Class name: Shows the fully qualified class name that implements the functionality of this adapter. If you need to reference this class name elsewhere in your application, you can right-click this field and select Copy from the context menu to place the full class name in the system clipboard.

Start options: This field provides a link to the Cluster Aware tab, where you configure the conditions under which this adapter starts.

Enable Error Output Port: Select this checkbox to add an Error Port to this component. In the EventFlow canvas, the Error Port shows as a red output port, always the last port for the component. See Using Error Ports to learn about Error Ports.

Description: Optionally, enter text to briefly describe the purpose and function of the component. In the EventFlow Editor canvas, you can see the description by pressing Ctrl while the component's tooltip is displayed.

Operator Properties Tab

Property Description
Log Level Controls the level of verbosity the adapter uses to send notifications to the console. This setting can be higher than the containing application's log level. If set lower, the system log level is used. Available values, in increasing order of verbosity, are: OFF, ERROR, WARN, INFO, DEBUG, TRACE.
Lower quartile If enabled, the lower quartile ( the value for which 25% of the observations lie below and 75% above that value) for each specified variable will be computed.
Maximum If enabled, the maximum value for each specified variable will be computed.
Mean If enabled, the mean or average for each specified variable will be computed.
Median If enabled, the median (the value for which 50% of the observations lie above and below that value) for each specified variable will be computed.
Median absolute deviation If enabled, the median absolute deviation for each specified variable will be computed.
Minimum If enabled, the minimum value for each specified variable will be computed.
Missing data deletion Specifies the missing data to be used the by the Descriptive Statistics Operator when computing results. casewise deletion involves removing all cases prior to computation of the results that have missing data on any of the specified variables. Pairwise deletion computes statistics for a given variable using the available data for the variable while ignoring the missing data patterns of all other selected variables.
N If enabled, the number of observations for each specified variable will be computed.
Standard deviation If enabled, the sample standard deviation for each specified variable will be computed.
Sum If enabled, the sum for each specified variable will be computed.
Upper quartile If enabled, the upper quartile (the value for which 75% of the observations lie below and 25% above that value) for each specified variable will be computed.
Variance If enabled, the sample variance for each specified variable will be computed.

Field Select Tab

Property Description
Variable list Specify the list of variables for the analysis. Regular expression matching is supported.

Cluster Aware Tab

Use the settings in this tab to enable this operator or adapter for runtime start and stop conditions in a multi-node cluster.

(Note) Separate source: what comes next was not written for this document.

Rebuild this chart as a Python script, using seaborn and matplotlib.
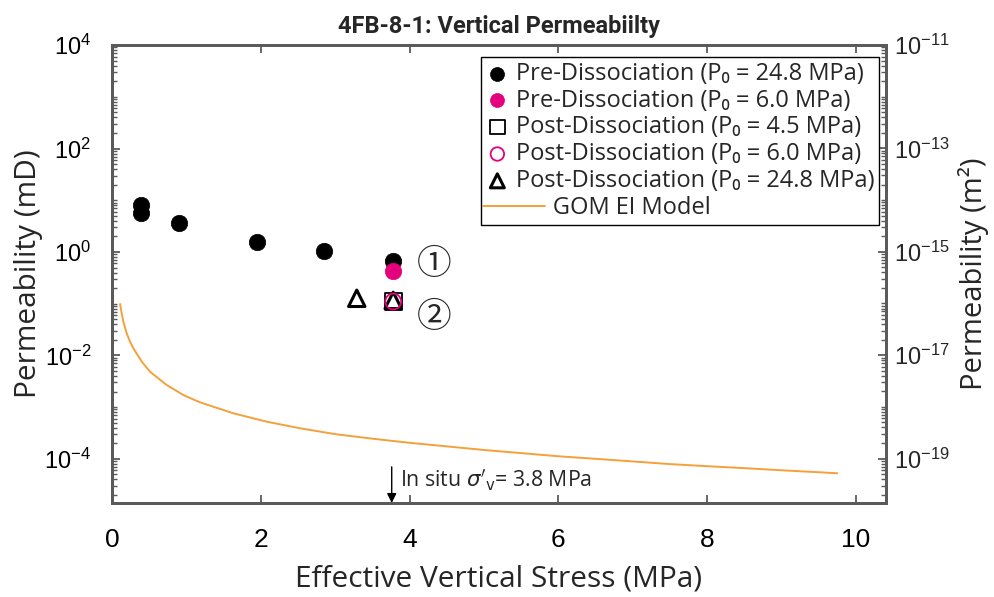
import numpy as np
import pandas as pd
import matplotlib
matplotlib.use("Agg")
import matplotlib.pyplot as plt
import matplotlib.ticker as mticker
from matplotlib.lines import Line2D
from matplotlib.legend_handler import HandlerBase
import seaborn as sns

# ---------------- data ----------------
pre_248_x = [0.39, 0.39, 0.90, 1.95, 2.85, 3.78]
pre_248_y = [8.1, 5.6, 3.7, 1.54, 1.06, 0.68]

pre_60_x = [3.78]
pre_60_y = [0.435]

post_45_x = [3.78]
post_45_y = [0.108]

post_60_x = [3.78]
post_60_y = [0.11]

post_248_x = [3.29, 3.78]
post_248_y = [0.127, 0.116]

gom_x = [0.108, 0.13, 0.152, 0.197, 0.242, 0.287, 0.40, 0.51, 0.735, 0.96,
         1.18, 1.63, 2.08, 2.53, 3.0, 3.5, 4.0, 4.5, 5.0, 5.5, 6.0, 6.5, 7.0,
         7.5, 8.0, 8.5, 9.0, 9.5, 9.75]
gom_y = [0.0986, 0.0652, 0.0449, 0.0267, 0.0184, 0.0137, 0.00755, 0.00484,
         0.00267, 0.00171, 0.00124, 0.00076, 0.000522, 0.000389, 0.00030,
         0.000245, 0.000204, 0.000174, 0.000148, 0.000129, 0.000112,
         0.000100, 0.000089, 0.000079, 0.000072, 0.000066, 0.000060,
         0.000055, 0.0000525]

x_ticks = [0, 2, 4, 6, 8, 10]
y_ticks_md = [1e-4, 1e-2, 1e0, 1e2, 1e4]
y_ticks_m2 = [1e-19, 1e-17, 1e-15, 1e-13, 1e-11]
MD_TO_M2 = 9.869233e-16

labels = ["Pre-Dissociation (P\u2080 = 24.8 MPa)",
          "Pre-Dissociation (P\u2080 = 6.0 MPa)",
          "Post-Dissociation (P\u2080 = 4.5 MPa)",
          "Post-Dissociation (P\u2080 = 6.0 MPa)",
          "Post-Dissociation (P\u2080 = 24.8 MPa)",
          "GOM EI Model"]

# ---------------- style ----------------
sns.set_style("ticks")
plt.rcParams["font.family"] = ["Liberation Sans", "DejaVu Sans"]
plt.rcParams["mathtext.fontset"] = "dejavusans"

spine_c = "#5a5a5a"
pink = "#E5007D"
orange = "#F5A03C"
lab_font = ["Open Sans", "DejaVu Sans"]

fig = plt.figure(figsize=(9.94, 5.97), dpi=100)
ax = fig.add_axes([0.1127, 0.1575, 0.7783, 0.767])

sns.lineplot(x=gom_x, y=gom_y, ax=ax, color=orange, linewidth=1.4,
             label=labels[5], zorder=2, sort=False)
sns.scatterplot(x=pre_248_x, y=pre_248_y, ax=ax, marker="o", s=140,
                color="black", edgecolor="black", linewidth=0.5,
                label=labels[0], zorder=3)
sns.scatterplot(x=pre_60_x, y=pre_60_y, ax=ax, marker="o", s=140,
                color=pink, edgecolor=pink, linewidth=0.5,
                label=labels[1], zorder=4)
sns.scatterplot(x=post_45_x, y=post_45_y, ax=ax, marker="s", s=150,
                facecolor="none", edgecolor="black", linewidth=1.3,
                label=labels[2], zorder=3)
sns.scatterplot(x=post_60_x, y=post_60_y, ax=ax, marker="o", s=130,
                facecolor="none", edgecolor=pink, linewidth=1.3,
                label=labels[3], zorder=5)
sns.scatterplot(x=post_248_x, y=post_248_y, ax=ax, marker="^", s=140,
                facecolor="none", edgecolor="black", linewidth=2.2,
                label=labels[4], zorder=4)

ax.set_yscale("log")
ax.set_xlim(0, 10.4)
ylo, yhi = 1.4e-5, 1e4
ax.set_ylim(ylo, yhi)
ax.set_xticks(x_ticks)
ax.set_yticks(y_ticks_md)
ax.yaxis.set_major_formatter(mticker.LogFormatterSciNotation())
ax.yaxis.set_minor_locator(mticker.LogLocator(base=10, subs=np.arange(1, 10), numticks=30))
ax.yaxis.set_minor_formatter(mticker.NullFormatter())

ax.tick_params(axis="both", which="major", direction="in", length=6, width=1.3,
               color=spine_c, labelcolor="black", top=True)
ax.tick_params(axis="x", labelsize=19, pad=18)
ax.tick_params(axis="y", labelsize=17, pad=15)
ax.tick_params(axis="y", which="minor", direction="in", length=3.5, width=1.0,
               color=spine_c)
for s in ax.spines.values():
    s.set_color(spine_c)
    s.set_linewidth(2)

ax.set_xlabel("Effective Vertical Stress (MPa)", fontsize=21.5, family=lab_font, labelpad=9)
ax.set_ylabel("Permeability (mD)", fontsize=21.5, family=lab_font, labelpad=1)
ax.set_title("4FB-8-1: Vertical Permeabiilty", fontsize=17, fontweight="bold",
             family=["Roboto", "Liberation Sans"], pad=9)

# right axis in m^2
ax2 = ax.twinx()
ax2.set_yscale("log")
ax2.set_ylim(ylo * MD_TO_M2, yhi * MD_TO_M2)
ax2.set_yticks(y_ticks_m2)
ax2.yaxis.set_major_formatter(mticker.LogFormatterSciNotation())
ax2.yaxis.set_minor_locator(mticker.LogLocator(base=10, subs=np.arange(1, 10), numticks=40))
ax2.yaxis.set_minor_formatter(mticker.NullFormatter())
ax2.tick_params(axis="y", which="major", direction="in", length=6, width=1.3,
                color=spine_c, labelsize=17, pad=6)
ax2.tick_params(axis="y", which="minor", direction="in", length=3.5, width=1.0,
                color=spine_c)
for s in ax2.spines.values():
    s.set_color(spine_c)
    s.set_linewidth(2)
ax2.set_ylabel("Permeability (m\u00b2)", fontsize=21, family=lab_font, labelpad=6)

# annotations
circ_font = ["Noto Sans CJK JP", "DejaVu Sans"]
ax.text(4.33, 0.56, "\u2460", fontsize=25, family=circ_font, ha="center", va="center")
ax.text(4.33, 0.053, "\u2461", fontsize=25, family=circ_font, ha="center", va="center")
ax.annotate("", xy=(3.76, ylo), xytext=(3.76, 7e-5),
            arrowprops=dict(arrowstyle="-|>", color="black", lw=1.0,
                            mutation_scale=14, shrinkA=0, shrinkB=0))
ax.text(3.87, 3.9e-5, r"In situ $\sigma'_{\mathrm{v}}$= 3.8 MPa", fontsize=15.3,
        family=lab_font, ha="left", va="center")


class LongLine(HandlerBase):
    def create_artists(self, legend, orig_handle, xdescent, ydescent,
                       width, height, fontsize, trans):
        y = height / 2.0 - ydescent
        ln = Line2D([-xdescent - 0.1 * width, -xdescent + 2.5 * width], [y, y],
                    color=orig_handle.get_color(), lw=orig_handle.get_linewidth())
        ln.set_transform(trans)
        return [ln]


# legend
h, l = ax.get_legend_handles_labels()
pairs = sorted(zip([labels.index(x) for x in l], h, l), key=lambda p: p[0])
hs = [p[1] for p in pairs]
ls = [p[2] for p in pairs]
ls[-1] = "      " + ls[-1]
leg = ax.legend(hs, ls, loc="upper right", bbox_to_anchor=(0.992, 0.974),
                frameon=True, fancybox=False, edgecolor="black", framealpha=1,
                borderpad=0.2, labelspacing=0.12, handlelength=1.0,
                handletextpad=0.3, borderaxespad=0.0,
                prop={"family": lab_font, "size": 17}, markerscale=0.85,
                handler_map={hs[-1]: LongLine()})
leg.get_frame().set_linewidth(1.0)
ax2.set_zorder(-1)
ax.patch.set_visible(False)

fig.savefig("out.png", dpi=100)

During initial development of the fragment that contains this operator or adapter, and for maximum compatibility with releases before 10.5.0, leave the Cluster start policy control in its default setting, Start with module.

Cluster awareness is an advanced topic that requires an understanding of StreamBase Runtime architecture features, including clusters, quorums, availability zones, and partitions. See Cluster Awareness Tab Settings on the Using Cluster Awareness page for instructions on configuring this tab.

Concurrency Tab

Use the Concurrency tab to specify parallel regions for this instance of this component, or multiplicity options, or both. The Concurrency tab settings are described in Concurrency Options, and dispatch styles are described in Dispatch Styles.

Caution

Concurrency settings are not suitable for every application, and using these settings requires a thorough analysis of your application. For details, see Execution Order and Concurrency, which includes important guidelines for using the concurrency options.

Operator Ports

The operator expects that the variables or fields to be analyzed are of type 'double'. The output tuple will consist of a list of statistics for each variable based upon selections made on the Operator Properties tab. Additionally, the incoming data shall be passed through the node.